When you check in with the front desk concierge at Portal Point in both Yurakucho or Aoyama, it may feel more like a hotel than a coworking space. Both are expansive and versatile spaces, with three floors of shared working space, private offices, private and shared booths, meeting spaces, convention rooms, gallery rental spaces, relaxation lounges, and luxury amenities. General office supplies are available, as well as Wi-Fi, scanning, photocopying, and printing.
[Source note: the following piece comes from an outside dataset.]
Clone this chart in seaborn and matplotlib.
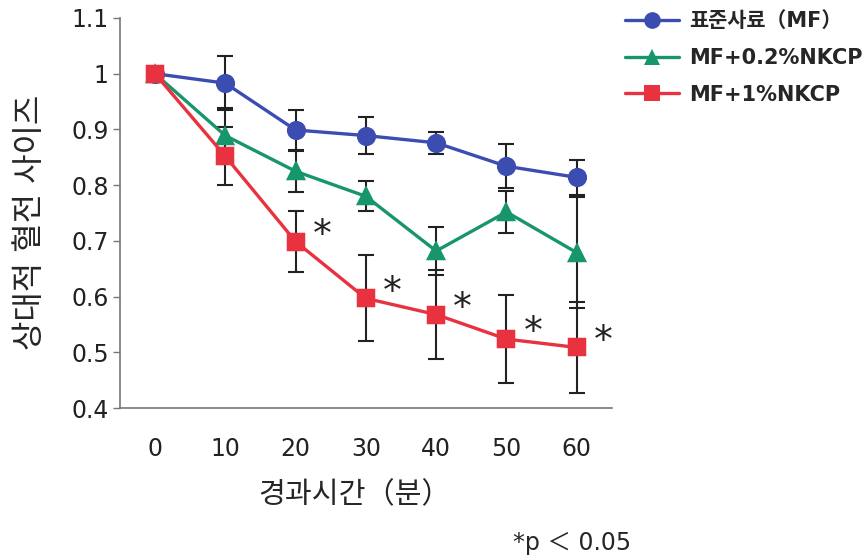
import numpy as np
import pandas as pd
import matplotlib
matplotlib.use('Agg')
import matplotlib.pyplot as plt
import seaborn as sns

# data
times = ['0', '10', '20', '30', '40', '50', '60']
series_names = ['표준사료（MF）', 'MF+0.2%NKCP', 'MF+1%NKCP']
mf = [1.0, 0.983, 0.899, 0.889, 0.876, 0.834, 0.814]
mf_err = [0, 0.048, 0.036, 0.033, 0.020, 0.039, 0.031]
nk02 = [1.0, 0.889, 0.825, 0.780, 0.682, 0.752, 0.679]
nk02_err = [0, 0.050, 0.037, 0.027, 0.043, 0.037, 0.100]
nk1 = [1.0, 0.852, 0.699, 0.597, 0.568, 0.524, 0.509]
nk1_err = [0, 0.052, 0.055, 0.077, 0.080, 0.079, 0.082]
signif = [False, False, True, True, True, True, True]
y_ticks = [0.4, 0.5, 0.6, 0.7, 0.8, 0.9, 1.0, 1.1]
y_labels = ['0.4', '0.5', '0.6', '0.7', '0.8', '0.9', '1', '1.1']

colors = ['#3b4db0', '#17966c', '#e8323f']
markers = ['o', '^', 's']

sns.set_style('white')
fonts = ['DejaVu Sans', 'Noto Sans CJK KR']
plt.rcParams['font.family'] = fonts

df = pd.DataFrame({
    'time': times * 3,
    'group': np.repeat(series_names, len(times)),
    'value': mf + nk02 + nk1,
})

fig = plt.figure(figsize=(8.68, 5.6), dpi=100)
ax = fig.add_axes([0.138, 0.271, 0.567, 0.697])

# error bars first so markers sit on top
for vals, errs in [(mf, mf_err), (nk02, nk02_err), (nk1, nk1_err)]:
    ax.errorbar(np.arange(len(times)), vals, yerr=errs, fmt='none', ecolor='#222222',
                elinewidth=1.5, capsize=5.5, capthick=1.5, zorder=1)

sns.pointplot(data=df, x='time', y='value', hue='group', hue_order=series_names,
              palette=colors, markers=markers, linestyles='-', errorbar=None,
              markersize=12, linewidth=2.4, ax=ax)

for line in ax.lines[-3:]:
    line.set_markeredgewidth(0)
    line.set_zorder(3)

# significance stars
for i, (v, s) in enumerate(zip(nk1, signif)):
    if s:
        ax.annotate('*', (i, v), xytext=(19, -3), textcoords='offset points',
                    fontsize=27, ha='center', va='baseline', color='#222222')

ax.set_xlim(-0.5, 6.5)
ax.set_ylim(0.4, 1.1)
ax.set_yticks(y_ticks)
ax.set_yticklabels(y_labels)
ax.set_xticks(range(len(times)))
ax.set_xticklabels(times)
ax.set_xticks(np.arange(-0.5, 7, 1), minor=True)
ax.tick_params(axis='x', which='major', length=0, pad=21, labelsize=17, labelcolor='#222222')
ax.tick_params(axis='x', which='minor', length=8, width=1, color='#777777', direction='out')
ax.tick_params(axis='y', length=5, width=1, color='#777777', direction='out', pad=3,
               labelsize=17, labelcolor='#222222', left=True)

for side in ['top', 'right']:
    ax.spines[side].set_visible(False)
for side in ['left', 'bottom']:
    ax.spines[side].set_color('#777777')
    ax.spines[side].set_linewidth(1.2)

ax.set_xlabel('')
ax.set_ylabel('')
fig.text(0.035, 0.603, '상대적 혈전 사이즈', rotation=90, ha='center', va='center', fontsize=23)
fig.text(0.408, 0.115, '경과시간（분）', ha='center', va='center', fontsize=21)
fig.text(0.727, 0.03, '*p ＜ 0.05', ha='right', va='center', fontsize=17)

leg = ax.legend(loc='upper left', bbox_to_anchor=(1.026, 1.017), frameon=False,
                prop={'weight': 'bold', 'size': 15}, handlelength=2.6, labelspacing=0.8,
                handletextpad=0.5, borderpad=0, borderaxespad=0)

fig.savefig('out.png', dpi=100)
Built with both local residents and travelers in mind, Portal Point offers luggage check-in upon arrival. Shared working spaces have flexible seating and an open layout, ensuring you can easily find a comfortable spot to work. The space is open 24-hour a day for members, but they currently do not offer drop-in rates. However, this spot is full of international travelers, both visiting Japan for an extended period of time or in need of a beautiful one-day event or meeting space.
Won’t Be In Tokyo For A Full Month?
Whether you are in Japan for business, on a working holiday, or recently moved to Tokyo, finding a comfortable place to get your work done is imperative. Unfortunately, not all coworking communities offer hourly, daily, or part-time membership. While you still have plenty of drop-in options to choose from, you may want to consider a full month rental if you’ll be in Tokyo for more than a week so you can get 24-hour access and extended amenities.
The benefits of coworking are many, as they offer comfortable and professional workspace that’s designed to boost both creativity and productivity. Fortunately, Tokyo is ahead of the curve when it comes to supporting the needs of startups, entrepreneurs, and the growing mobile workforce — and especially in understanding the need for nontraditional work hours and meeting spaces.
So whether you’re ready to network in Japanese or sticking to English while in Japan, Tokyo has plenty of spaces you’ll want to check out. The cost will often be worth it if you care about having a focused place to work — and maybe even an impressive view of the city.